Assuming there is no way out of the Solution Tree contract, let this be the last instructional contract instigated for schools by legislators. Empower, encourage and support teacher efforts to establish good learning environments and help when asked. Our charter schools have shown how well empowering teachers works.

Perhaps the Arkansas Times would assign one of its gifted writers to do a deep dive into the many commercial programs and training sessions bought by the Little Rock School District over the last 10 years. Report the cost, status, results reaped and, most importantly, if a program was abandoned, what happened to the expensive materials. This writer predicts the total cost will be several million dollars; most programs are no longer in use; their use did not bring about noteworthy change and the costly materials were trashed. For sure, the Times should monitor "Pollution Tree." Fancy commercial programs depend more on high-powered marketing departments rather than powerful educational results.

To unite Little Rock, the education divide must end, and caring leadership will do just that. Over time, charter schools cause unintended financial distress that harms the school district because it has no choice but to give the charters money that is needed elsewhere. Charters are meant to be a temporary way to try innovative education ideas and then return to regular school status. They either develop a good idea or prove something not worth doing.

For example, if a charter pulls 1,000 students from the public system, that system must maintain the schools vacated by the charter students, but without the state funds associated with those students. The charter students come from many schools in the district, and the district cannot close any one school to compensate for the loss of state money. In a few years, the impact of lost funds damages the public system. Worse, permanent charter schools help create the artificial tag of good and bad with well-run charters considered like desirable, expensive private schools. Concerned leaders will see to it that every Little Rock school is considered good, and no area is favored over another.

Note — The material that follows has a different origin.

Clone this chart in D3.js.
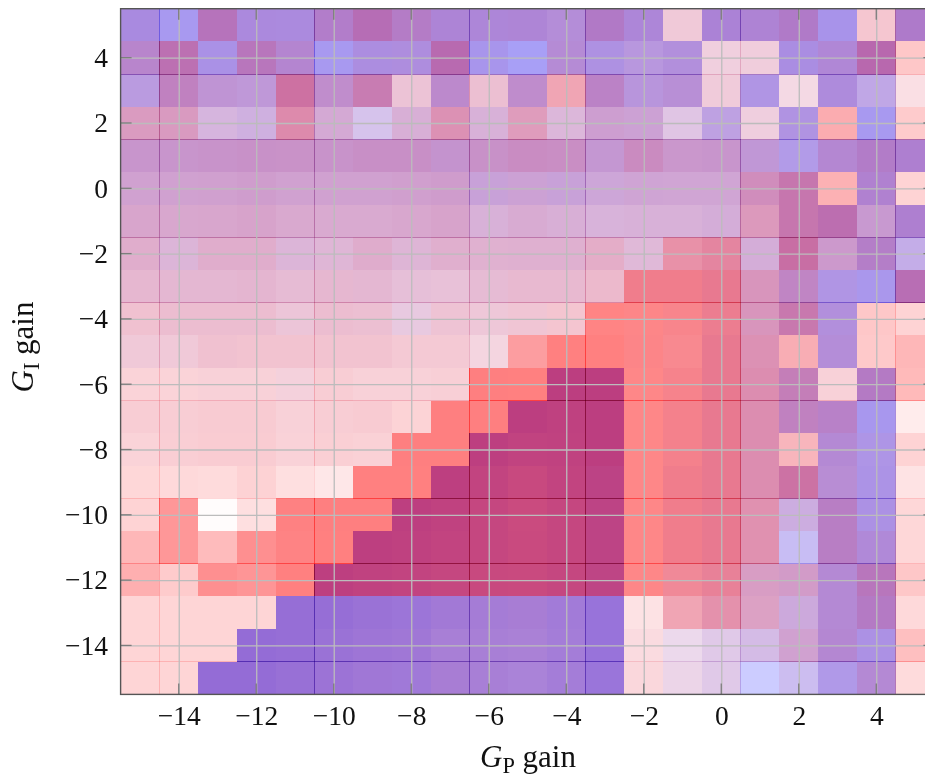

Much could be done to unite us with little or no cost. Charters could voluntarily return as open public schools, and the school district could assure them that they could continue to be independent. More independence could be granted to regular schools. Baker Kurrus' research showed that keeping children together in good schools longer leads to better students, so we could work toward creating more pre-K-through-eighth-grade campuses. The community could solve the east-west high school crisis, avoiding a lawsuit with a special election providing one-time funding to equalize money for Mills and Robinson construction. Doing the Same Old, Same Old begets the Same Old, Same Old results. Is this community satisfied with SO, SO?

Richard Emmel

Little Rock

From the web

In response to the Nov. 16 article about filmmakers documenting the Elaine massacre and its reverberations:

I live in Fayetteville and work with the Lee Street Community Center in Elaine. My first trip was in 1998. I had been going there seven or eight years before I learned about [the massacre] at a film festival at the University of Arkansas. Our nonprofit chairman is George Andrew Gibson, who grew up in Elaine and wanted to do something for the children. Our building is located near the low-income apartments. When we park in the grass at the center, children start showing up. The school closed 10 years ago, and they need something to do. Last year we opened Turning Point Park on Main Street. Our theme is "Recognizing the Past with Hope for the Future, 1919 to 2019 and Beyond." The legal proceedings following the massacre led to a Supreme Court decision that redefined the 14th Amendment to give due process to ALL citizens. I have written a children's book to teach about this on an elementary level. We need to start teaching appropriate parts early and build on it. There are so many significant details to this history.